— Start Dataset content —

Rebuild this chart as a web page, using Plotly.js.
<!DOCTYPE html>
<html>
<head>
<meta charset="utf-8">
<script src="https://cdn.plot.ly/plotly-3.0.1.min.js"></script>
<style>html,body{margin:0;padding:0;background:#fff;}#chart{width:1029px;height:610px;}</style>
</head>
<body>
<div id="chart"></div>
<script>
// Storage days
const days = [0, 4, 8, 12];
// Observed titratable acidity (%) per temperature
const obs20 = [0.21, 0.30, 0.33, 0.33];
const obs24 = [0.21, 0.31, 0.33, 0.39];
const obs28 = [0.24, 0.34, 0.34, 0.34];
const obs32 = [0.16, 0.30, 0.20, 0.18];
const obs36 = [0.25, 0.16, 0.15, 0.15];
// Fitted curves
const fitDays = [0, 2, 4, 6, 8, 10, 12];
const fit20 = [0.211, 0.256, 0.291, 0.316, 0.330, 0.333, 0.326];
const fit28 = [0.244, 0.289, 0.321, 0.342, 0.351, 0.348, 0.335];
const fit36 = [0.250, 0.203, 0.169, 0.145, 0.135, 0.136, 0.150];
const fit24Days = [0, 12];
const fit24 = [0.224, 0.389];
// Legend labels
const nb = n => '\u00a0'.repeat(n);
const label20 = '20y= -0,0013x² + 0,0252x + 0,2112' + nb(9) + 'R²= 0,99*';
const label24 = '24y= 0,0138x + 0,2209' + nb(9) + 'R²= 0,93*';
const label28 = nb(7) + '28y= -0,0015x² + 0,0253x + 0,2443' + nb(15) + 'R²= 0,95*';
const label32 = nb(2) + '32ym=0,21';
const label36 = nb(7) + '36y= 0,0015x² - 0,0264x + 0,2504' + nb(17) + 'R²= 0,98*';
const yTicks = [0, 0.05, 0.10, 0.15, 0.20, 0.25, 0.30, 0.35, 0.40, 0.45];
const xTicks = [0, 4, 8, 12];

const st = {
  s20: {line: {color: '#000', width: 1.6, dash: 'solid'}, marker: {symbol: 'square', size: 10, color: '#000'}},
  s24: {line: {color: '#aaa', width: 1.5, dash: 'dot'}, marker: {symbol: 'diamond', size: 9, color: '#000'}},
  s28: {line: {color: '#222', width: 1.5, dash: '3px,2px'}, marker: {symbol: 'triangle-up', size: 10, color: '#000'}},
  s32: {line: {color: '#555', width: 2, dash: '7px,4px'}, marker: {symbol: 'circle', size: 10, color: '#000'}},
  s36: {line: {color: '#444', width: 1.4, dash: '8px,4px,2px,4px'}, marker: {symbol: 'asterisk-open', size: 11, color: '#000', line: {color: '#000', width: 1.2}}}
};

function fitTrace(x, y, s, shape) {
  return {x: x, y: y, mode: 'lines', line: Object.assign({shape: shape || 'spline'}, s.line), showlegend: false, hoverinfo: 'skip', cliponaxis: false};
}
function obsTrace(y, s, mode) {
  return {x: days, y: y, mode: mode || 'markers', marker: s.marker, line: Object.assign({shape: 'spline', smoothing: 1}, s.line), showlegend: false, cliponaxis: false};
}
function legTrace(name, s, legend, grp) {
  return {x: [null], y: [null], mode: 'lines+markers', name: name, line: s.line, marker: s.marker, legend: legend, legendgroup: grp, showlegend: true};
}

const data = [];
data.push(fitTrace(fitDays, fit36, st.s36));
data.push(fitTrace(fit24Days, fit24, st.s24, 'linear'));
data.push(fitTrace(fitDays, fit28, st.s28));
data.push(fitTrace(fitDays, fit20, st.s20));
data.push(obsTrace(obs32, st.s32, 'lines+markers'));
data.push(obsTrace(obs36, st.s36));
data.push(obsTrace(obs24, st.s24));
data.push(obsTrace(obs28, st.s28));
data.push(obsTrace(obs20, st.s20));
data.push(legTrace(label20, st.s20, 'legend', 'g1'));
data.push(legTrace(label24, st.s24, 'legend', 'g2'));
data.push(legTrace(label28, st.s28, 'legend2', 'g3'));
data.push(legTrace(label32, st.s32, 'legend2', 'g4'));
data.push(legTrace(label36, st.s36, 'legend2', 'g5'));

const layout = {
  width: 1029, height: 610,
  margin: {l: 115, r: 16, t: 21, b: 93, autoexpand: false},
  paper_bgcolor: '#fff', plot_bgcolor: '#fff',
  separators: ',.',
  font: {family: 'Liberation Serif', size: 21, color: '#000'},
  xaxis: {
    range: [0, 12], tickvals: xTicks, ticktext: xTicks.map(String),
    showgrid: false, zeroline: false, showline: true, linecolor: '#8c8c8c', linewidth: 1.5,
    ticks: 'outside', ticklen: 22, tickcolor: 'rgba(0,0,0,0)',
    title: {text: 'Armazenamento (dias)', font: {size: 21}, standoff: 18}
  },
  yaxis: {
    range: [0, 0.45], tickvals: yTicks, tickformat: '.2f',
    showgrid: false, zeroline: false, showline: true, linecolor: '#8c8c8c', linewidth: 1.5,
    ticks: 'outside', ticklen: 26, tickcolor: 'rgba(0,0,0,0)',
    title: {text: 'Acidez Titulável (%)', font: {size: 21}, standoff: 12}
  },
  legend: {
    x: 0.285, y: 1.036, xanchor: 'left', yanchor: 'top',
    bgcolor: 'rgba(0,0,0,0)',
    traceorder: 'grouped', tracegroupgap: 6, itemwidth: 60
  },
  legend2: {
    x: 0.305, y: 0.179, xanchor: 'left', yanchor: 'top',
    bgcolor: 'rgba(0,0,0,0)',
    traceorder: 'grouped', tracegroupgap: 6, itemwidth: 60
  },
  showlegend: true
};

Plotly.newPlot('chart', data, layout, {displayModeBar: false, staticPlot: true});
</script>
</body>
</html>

— End Dataset content —

▶ **Set problem**:
Each line of the listing should be echoed back exactly.

▶ **Result**:
Rebuild this chart as a web page, using Plotly.js.
<!DOCTYPE html>
<html>
<head>
<meta charset="utf-8">
<script src="https://cdn.plot.ly/plotly-3.0.1.min.js"></script>
<style>html,body{margin:0;padding:0;background:#fff;}#chart{width:1029px;height:610px;}</style>
</head>
<body>
<div id="chart"></div>
<script>
// Storage days
const days = [0, 4, 8, 12];
// Observed titratable acidity (%) per temperature
const obs20 = [0.21, 0.30, 0.33, 0.33];
const obs24 = [0.21, 0.31, 0.33, 0.39];
const obs28 = [0.24, 0.34, 0.34, 0.34];
const obs32 = [0.16, 0.30, 0.20, 0.18];
const obs36 = [0.25, 0.16, 0.15, 0.15];
// Fitted curves
const fitDays = [0, 2, 4, 6, 8, 10, 12];
const fit20 = [0.211, 0.256, 0.291, 0.316, 0.330, 0.333, 0.326];
const fit28 = [0.244, 0.289, 0.321, 0.342, 0.351, 0.348, 0.335];
const fit36 = [0.250, 0.203, 0.169, 0.145, 0.135, 0.136, 0.150];
const fit24Days = [0, 12];
const fit24 = [0.224, 0.389];
// Legend labels
const nb = n => '\u00a0'.repeat(n);
const label20 = '20y= -0,0013x² + 0,0252x + 0,2112' + nb(9) + 'R²= 0,99*';
const label24 = '24y= 0,0138x + 0,2209' + nb(9) + 'R²= 0,93*';
const label28 = nb(7) + '28y= -0,0015x² + 0,0253x + 0,2443' + nb(15) + 'R²= 0,95*';
const label32 = nb(2) + '32ym=0,21';
const label36 = nb(7) + '36y= 0,0015x² - 0,0264x + 0,2504' + nb(17) + 'R²= 0,98*';
const yTicks = [0, 0.05, 0.10, 0.15, 0.20, 0.25, 0.30, 0.35, 0.40, 0.45];
const xTicks = [0, 4, 8, 12];

const st = {
  s20: {line: {color: '#000', width: 1.6, dash: 'solid'}, marker: {symbol: 'square', size: 10, color: '#000'}},
  s24: {line: {color: '#aaa', width: 1.5, dash: 'dot'}, marker: {symbol: 'diamond', size: 9, color: '#000'}},
  s28: {line: {color: '#222', width: 1.5, dash: '3px,2px'}, marker: {symbol: 'triangle-up', size: 10, color: '#000'}},
  s32: {line: {color: '#555', width: 2, dash: '7px,4px'}, marker: {symbol: 'circle', size: 10, color: '#000'}},
  s36: {line: {color: '#444', width: 1.4, dash: '8px,4px,2px,4px'}, marker: {symbol: 'asterisk-open', size: 11, color: '#000', line: {color: '#000', width: 1.2}}}
};

function fitTrace(x, y, s, shape) {
  return {x: x, y: y, mode: 'lines', line: Object.assign({shape: shape || 'spline'}, s.line), showlegend: false, hoverinfo: 'skip', cliponaxis: false};
}
function obsTrace(y, s, mode) {
  return {x: days, y: y, mode: mode || 'markers', marker: s.marker, line: Object.assign({shape: 'spline', smoothing: 1}, s.line), showlegend: false, cliponaxis: false};
}
function legTrace(name, s, legend, grp) {
  return {x: [null], y: [null], mode: 'lines+markers', name: name, line: s.line, marker: s.marker, legend: legend, legendgroup: grp, showlegend: true};
}

const data = [];
data.push(fitTrace(fitDays, fit36, st.s36));
data.push(fitTrace(fit24Days, fit24, st.s24, 'linear'));
data.push(fitTrace(fitDays, fit28, st.s28));
data.push(fitTrace(fitDays, fit20, st.s20));
data.push(obsTrace(obs32, st.s32, 'lines+markers'));
data.push(obsTrace(obs36, st.s36));
data.push(obsTrace(obs24, st.s24));
data.push(obsTrace(obs28, st.s28));
data.push(obsTrace(obs20, st.s20));
data.push(legTrace(label20, st.s20, 'legend', 'g1'));
data.push(legTrace(label24, st.s24, 'legend', 'g2'));
data.push(legTrace(label28, st.s28, 'legend2', 'g3'));
data.push(legTrace(label32, st.s32, 'legend2', 'g4'));
data.push(legTrace(label36, st.s36, 'legend2', 'g5'));

const layout = {
  width: 1029, height: 610,
  margin: {l: 115, r: 16, t: 21, b: 93, autoexpand: false},
  paper_bgcolor: '#fff', plot_bgcolor: '#fff',
  separators: ',.',
  font: {family: 'Liberation Serif', size: 21, color: '#000'},
  xaxis: {
    range: [0, 12], tickvals: xTicks, ticktext: xTicks.map(String),
    showgrid: false, zeroline: false, showline: true, linecolor: '#8c8c8c', linewidth: 1.5,
    ticks: 'outside', ticklen: 22, tickcolor: 'rgba(0,0,0,0)',
    title: {text: 'Armazenamento (dias)', font: {size: 21}, standoff: 18}
  },
  yaxis: {
    range: [0, 0.45], tickvals: yTicks, tickformat: '.2f',
    showgrid: false, zeroline: false, showline: true, linecolor: '#8c8c8c', linewidth: 1.5,
    ticks: 'outside', ticklen: 26, tickcolor: 'rgba(0,0,0,0)',
    title: {text: 'Acidez Titulável (%)', font: {size: 21}, standoff: 12}
  },
  legend: {
    x: 0.285, y: 1.036, xanchor: 'left', yanchor: 'top',
    bgcolor: 'rgba(0,0,0,0)',
    traceorder: 'grouped', tracegroupgap: 6, itemwidth: 60
  },
  legend2: {
    x: 0.305, y: 0.179, xanchor: 'left', yanchor: 'top',
    bgcolor: 'rgba(0,0,0,0)',
    traceorder: 'grouped', tracegroupgap: 6, itemwidth: 60
  },
  showlegend: true
};

Plotly.newPlot('chart', data, layout, {displayModeBar: false, staticPlot: true});
</script>
</body>
</html>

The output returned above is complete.